— Goal of the exercise —
Begin with the first line and repeat exactly through the line containing "const area = chart.chartArea;"; leave every image out.

— Start —

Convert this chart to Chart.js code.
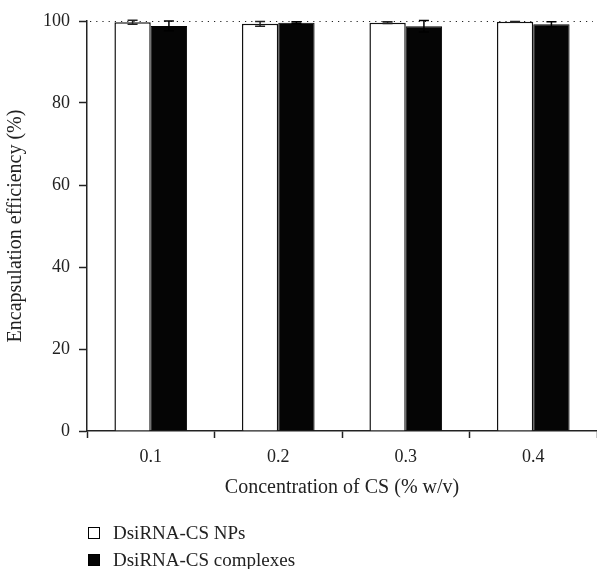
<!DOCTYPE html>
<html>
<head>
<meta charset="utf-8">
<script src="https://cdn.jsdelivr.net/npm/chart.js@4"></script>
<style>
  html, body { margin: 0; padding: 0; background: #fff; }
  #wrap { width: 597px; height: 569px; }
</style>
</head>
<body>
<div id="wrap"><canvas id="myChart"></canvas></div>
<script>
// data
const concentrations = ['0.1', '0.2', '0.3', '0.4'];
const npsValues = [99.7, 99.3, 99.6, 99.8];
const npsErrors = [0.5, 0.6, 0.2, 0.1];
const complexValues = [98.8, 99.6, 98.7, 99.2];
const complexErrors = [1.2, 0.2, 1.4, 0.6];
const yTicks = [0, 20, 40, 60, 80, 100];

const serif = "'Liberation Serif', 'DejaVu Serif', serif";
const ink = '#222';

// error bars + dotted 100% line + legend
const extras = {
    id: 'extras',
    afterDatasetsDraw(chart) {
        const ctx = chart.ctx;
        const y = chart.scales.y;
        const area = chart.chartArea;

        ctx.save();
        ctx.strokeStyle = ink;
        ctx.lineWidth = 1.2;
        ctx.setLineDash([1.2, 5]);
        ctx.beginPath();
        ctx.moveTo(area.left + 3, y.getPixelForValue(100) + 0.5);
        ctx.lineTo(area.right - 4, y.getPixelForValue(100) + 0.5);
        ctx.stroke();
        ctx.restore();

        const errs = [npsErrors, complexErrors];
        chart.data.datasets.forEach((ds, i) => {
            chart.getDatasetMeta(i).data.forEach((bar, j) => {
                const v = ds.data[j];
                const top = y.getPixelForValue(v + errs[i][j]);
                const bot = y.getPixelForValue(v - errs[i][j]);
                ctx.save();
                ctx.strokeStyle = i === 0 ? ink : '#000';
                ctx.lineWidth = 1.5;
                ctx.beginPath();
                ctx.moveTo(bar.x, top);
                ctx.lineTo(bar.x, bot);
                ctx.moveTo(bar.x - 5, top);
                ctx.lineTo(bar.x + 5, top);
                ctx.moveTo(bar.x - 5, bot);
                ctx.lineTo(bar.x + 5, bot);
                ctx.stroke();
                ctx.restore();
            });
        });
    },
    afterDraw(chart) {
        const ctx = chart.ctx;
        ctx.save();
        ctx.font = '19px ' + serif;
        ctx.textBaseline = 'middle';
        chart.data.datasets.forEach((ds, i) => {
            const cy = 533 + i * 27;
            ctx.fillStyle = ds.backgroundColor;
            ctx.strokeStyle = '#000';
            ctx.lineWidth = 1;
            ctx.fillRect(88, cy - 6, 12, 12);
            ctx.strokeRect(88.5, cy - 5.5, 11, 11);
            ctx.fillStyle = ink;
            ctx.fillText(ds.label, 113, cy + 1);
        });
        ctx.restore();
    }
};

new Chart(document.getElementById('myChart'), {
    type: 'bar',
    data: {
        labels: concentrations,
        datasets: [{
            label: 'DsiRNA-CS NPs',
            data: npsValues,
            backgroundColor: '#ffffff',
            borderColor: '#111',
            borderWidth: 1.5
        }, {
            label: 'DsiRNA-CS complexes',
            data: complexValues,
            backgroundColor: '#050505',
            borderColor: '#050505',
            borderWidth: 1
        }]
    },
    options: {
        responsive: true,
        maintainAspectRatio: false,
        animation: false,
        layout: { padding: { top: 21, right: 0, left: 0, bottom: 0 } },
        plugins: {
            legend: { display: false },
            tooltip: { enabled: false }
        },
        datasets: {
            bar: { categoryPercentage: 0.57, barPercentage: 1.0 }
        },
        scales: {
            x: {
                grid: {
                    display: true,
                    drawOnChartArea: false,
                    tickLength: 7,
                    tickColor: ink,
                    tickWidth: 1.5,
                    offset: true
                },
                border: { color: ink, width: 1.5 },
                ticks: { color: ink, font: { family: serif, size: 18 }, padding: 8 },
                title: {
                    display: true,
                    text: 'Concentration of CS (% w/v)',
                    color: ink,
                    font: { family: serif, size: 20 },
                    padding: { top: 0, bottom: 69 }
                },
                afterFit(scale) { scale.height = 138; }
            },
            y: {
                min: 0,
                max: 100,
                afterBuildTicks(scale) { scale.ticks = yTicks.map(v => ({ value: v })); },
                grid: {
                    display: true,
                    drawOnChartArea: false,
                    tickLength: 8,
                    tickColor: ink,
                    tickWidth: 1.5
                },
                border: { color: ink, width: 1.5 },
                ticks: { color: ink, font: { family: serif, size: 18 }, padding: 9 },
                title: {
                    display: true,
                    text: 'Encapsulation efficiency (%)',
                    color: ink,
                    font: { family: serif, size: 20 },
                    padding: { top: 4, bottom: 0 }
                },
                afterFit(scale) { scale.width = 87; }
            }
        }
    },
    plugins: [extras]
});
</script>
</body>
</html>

— End —

— Task result —
Convert this chart to Chart.js code.
<!DOCTYPE html>
<html>
<head>
<meta charset="utf-8">
<script src="https://cdn.jsdelivr.net/npm/chart.js@4"></script>
<style>
  html, body { margin: 0; padding: 0; background: #fff; }
  #wrap { width: 597px; height: 569px; }
</style>
</head>
<body>
<div id="wrap"><canvas id="myChart"></canvas></div>
<script>
// data
const concentrations = ['0.1', '0.2', '0.3', '0.4'];
const npsValues = [99.7, 99.3, 99.6, 99.8];
const npsErrors = [0.5, 0.6, 0.2, 0.1];
const complexValues = [98.8, 99.6, 98.7, 99.2];
const complexErrors = [1.2, 0.2, 1.4, 0.6];
const yTicks = [0, 20, 40, 60, 80, 100];

const serif = "'Liberation Serif', 'DejaVu Serif', serif";
const ink = '#222';

// error bars + dotted 100% line + legend
const extras = {
    id: 'extras',
    afterDatasetsDraw(chart) {
        const ctx = chart.ctx;
        const y = chart.scales.y;
        const area = chart.chartArea;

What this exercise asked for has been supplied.